** Dataset entries **
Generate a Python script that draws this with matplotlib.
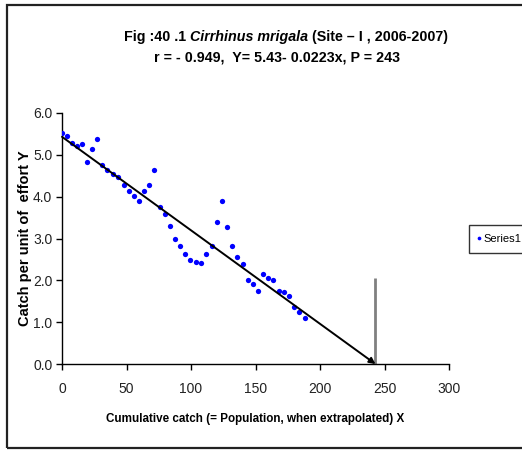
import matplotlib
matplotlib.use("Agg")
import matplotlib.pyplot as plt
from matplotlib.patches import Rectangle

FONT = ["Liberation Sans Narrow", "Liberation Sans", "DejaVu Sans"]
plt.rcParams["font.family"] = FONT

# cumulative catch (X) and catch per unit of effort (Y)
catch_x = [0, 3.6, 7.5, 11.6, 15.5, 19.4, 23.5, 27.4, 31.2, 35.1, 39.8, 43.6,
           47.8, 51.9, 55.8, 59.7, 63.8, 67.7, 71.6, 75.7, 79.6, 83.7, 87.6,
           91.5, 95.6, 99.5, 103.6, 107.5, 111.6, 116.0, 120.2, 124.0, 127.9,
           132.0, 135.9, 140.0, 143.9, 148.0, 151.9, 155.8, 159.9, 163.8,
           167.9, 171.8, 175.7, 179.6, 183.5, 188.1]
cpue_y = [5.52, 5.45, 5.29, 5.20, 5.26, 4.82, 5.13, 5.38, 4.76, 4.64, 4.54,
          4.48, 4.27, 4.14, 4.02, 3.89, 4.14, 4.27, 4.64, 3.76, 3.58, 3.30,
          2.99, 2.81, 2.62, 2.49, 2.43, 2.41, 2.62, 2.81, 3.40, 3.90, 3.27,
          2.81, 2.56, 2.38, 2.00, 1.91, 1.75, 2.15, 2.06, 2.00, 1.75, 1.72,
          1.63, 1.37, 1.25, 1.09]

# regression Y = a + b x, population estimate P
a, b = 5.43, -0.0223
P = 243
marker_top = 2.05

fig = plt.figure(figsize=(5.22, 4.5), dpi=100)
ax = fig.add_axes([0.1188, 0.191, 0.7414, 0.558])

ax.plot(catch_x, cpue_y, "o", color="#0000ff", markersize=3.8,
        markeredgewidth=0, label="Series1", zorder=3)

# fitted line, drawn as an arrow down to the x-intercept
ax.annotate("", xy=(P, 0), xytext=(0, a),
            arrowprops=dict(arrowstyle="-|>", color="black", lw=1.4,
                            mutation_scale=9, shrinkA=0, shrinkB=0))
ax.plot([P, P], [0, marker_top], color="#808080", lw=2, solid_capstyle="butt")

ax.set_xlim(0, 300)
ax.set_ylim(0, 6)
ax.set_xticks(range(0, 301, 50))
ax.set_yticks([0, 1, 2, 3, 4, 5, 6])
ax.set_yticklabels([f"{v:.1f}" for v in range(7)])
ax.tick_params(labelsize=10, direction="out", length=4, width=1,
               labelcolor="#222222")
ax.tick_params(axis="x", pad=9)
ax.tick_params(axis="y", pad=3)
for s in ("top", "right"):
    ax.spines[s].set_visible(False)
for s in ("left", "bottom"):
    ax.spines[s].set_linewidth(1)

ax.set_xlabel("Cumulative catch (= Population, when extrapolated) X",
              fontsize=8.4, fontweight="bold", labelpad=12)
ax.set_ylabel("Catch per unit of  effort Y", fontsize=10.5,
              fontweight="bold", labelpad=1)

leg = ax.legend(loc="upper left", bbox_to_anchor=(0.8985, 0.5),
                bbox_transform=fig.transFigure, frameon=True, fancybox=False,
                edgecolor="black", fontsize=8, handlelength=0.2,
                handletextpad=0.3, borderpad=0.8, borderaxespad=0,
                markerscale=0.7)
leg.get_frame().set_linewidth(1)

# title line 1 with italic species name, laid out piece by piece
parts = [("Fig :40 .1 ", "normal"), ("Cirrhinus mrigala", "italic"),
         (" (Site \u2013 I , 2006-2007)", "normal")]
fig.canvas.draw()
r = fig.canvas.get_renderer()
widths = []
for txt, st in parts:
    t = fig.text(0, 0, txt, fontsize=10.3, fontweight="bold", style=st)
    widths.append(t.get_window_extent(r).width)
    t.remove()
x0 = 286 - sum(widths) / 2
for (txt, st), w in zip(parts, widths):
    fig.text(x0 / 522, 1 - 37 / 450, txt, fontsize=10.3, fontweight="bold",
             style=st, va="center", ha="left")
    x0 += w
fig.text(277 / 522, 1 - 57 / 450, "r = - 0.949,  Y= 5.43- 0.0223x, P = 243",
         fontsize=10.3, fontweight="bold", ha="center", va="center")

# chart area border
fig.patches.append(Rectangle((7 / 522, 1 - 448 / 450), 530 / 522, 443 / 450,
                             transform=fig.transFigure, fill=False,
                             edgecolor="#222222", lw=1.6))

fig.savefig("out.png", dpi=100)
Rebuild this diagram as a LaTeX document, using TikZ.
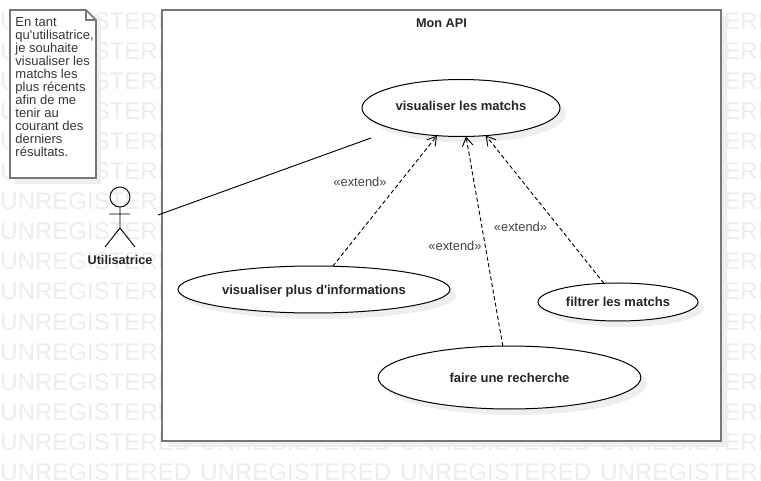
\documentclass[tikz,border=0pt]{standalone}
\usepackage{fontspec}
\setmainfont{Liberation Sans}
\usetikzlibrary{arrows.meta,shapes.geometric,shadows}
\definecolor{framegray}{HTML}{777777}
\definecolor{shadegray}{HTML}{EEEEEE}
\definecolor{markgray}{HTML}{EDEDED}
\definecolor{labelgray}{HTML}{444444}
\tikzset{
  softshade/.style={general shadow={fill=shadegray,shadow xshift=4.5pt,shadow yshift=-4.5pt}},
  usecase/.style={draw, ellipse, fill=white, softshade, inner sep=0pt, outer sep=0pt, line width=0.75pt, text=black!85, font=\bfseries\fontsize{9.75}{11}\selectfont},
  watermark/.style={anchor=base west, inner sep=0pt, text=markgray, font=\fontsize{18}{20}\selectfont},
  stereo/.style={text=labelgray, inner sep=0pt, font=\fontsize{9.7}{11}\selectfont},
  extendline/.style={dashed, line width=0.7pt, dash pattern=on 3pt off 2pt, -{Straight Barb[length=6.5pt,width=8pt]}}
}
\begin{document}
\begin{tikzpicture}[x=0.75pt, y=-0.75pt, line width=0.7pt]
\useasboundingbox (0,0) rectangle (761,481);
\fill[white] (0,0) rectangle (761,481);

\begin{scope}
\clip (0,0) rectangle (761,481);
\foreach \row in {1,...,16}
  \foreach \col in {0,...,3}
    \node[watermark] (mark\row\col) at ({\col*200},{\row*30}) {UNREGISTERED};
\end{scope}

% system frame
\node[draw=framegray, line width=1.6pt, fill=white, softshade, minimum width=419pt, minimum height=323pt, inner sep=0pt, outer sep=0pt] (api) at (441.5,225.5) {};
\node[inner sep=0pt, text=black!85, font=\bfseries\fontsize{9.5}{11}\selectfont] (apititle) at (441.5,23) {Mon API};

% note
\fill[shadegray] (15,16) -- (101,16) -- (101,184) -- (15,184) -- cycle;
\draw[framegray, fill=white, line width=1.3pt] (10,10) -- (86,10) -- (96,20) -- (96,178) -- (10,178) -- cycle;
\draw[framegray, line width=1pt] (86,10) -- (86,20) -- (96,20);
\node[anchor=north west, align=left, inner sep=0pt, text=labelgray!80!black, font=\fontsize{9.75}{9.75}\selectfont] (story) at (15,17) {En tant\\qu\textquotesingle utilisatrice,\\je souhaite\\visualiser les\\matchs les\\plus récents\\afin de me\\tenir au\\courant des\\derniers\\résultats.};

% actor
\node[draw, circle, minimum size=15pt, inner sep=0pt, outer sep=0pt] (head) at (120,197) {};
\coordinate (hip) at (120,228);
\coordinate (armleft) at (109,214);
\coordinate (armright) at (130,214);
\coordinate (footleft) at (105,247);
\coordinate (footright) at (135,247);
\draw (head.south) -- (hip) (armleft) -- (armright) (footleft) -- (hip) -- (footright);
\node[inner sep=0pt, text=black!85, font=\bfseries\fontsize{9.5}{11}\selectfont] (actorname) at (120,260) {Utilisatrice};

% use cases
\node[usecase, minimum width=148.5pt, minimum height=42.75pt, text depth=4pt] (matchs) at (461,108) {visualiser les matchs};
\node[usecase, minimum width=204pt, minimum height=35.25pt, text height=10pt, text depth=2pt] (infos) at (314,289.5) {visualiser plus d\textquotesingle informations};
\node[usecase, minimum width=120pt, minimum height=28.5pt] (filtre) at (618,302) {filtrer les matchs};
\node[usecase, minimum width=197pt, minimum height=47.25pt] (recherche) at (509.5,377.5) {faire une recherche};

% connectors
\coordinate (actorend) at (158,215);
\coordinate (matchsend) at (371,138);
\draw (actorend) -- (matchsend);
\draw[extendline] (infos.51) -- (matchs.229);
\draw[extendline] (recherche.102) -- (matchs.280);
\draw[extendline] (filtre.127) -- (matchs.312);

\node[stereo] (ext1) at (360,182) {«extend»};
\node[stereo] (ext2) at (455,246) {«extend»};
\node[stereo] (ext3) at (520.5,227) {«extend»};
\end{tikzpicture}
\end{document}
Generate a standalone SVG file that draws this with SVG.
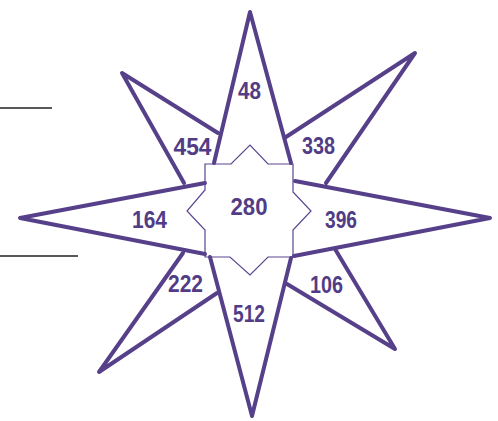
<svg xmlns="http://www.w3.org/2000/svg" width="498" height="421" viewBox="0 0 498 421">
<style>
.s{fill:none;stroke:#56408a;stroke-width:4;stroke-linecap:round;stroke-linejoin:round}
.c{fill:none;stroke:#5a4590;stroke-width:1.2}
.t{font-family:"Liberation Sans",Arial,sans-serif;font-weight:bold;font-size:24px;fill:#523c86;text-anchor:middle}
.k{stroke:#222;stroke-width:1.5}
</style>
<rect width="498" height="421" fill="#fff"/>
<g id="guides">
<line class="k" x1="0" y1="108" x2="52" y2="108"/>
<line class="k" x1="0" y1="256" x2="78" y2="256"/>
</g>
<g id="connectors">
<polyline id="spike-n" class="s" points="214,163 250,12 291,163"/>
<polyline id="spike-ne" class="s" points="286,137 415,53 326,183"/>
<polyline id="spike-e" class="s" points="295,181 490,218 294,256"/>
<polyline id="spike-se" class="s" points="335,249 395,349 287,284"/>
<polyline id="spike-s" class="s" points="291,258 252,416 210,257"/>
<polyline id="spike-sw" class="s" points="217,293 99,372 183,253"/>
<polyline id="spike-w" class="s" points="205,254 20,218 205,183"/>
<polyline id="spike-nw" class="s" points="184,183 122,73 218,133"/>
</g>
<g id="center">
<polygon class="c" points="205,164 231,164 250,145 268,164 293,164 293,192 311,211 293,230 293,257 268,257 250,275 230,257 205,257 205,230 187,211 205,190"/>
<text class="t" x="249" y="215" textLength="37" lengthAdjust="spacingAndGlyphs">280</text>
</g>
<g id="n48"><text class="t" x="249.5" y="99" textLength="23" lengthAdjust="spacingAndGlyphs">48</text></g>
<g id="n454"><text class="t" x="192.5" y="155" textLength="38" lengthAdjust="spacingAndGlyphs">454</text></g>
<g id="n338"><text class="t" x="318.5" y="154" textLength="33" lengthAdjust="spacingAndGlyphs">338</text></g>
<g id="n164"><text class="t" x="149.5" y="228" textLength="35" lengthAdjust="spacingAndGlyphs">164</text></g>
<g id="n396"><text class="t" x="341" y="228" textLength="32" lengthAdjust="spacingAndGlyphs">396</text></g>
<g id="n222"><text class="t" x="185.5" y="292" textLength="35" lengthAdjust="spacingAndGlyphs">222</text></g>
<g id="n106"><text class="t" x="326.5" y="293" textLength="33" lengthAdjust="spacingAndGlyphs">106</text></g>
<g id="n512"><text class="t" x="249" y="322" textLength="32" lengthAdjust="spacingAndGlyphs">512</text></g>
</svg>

** Instructions to follow **
Return every line containing "that".

** Exercise output **
Generate a Python script that draws this with matplotlib.
Generate a standalone SVG file that draws this with SVG.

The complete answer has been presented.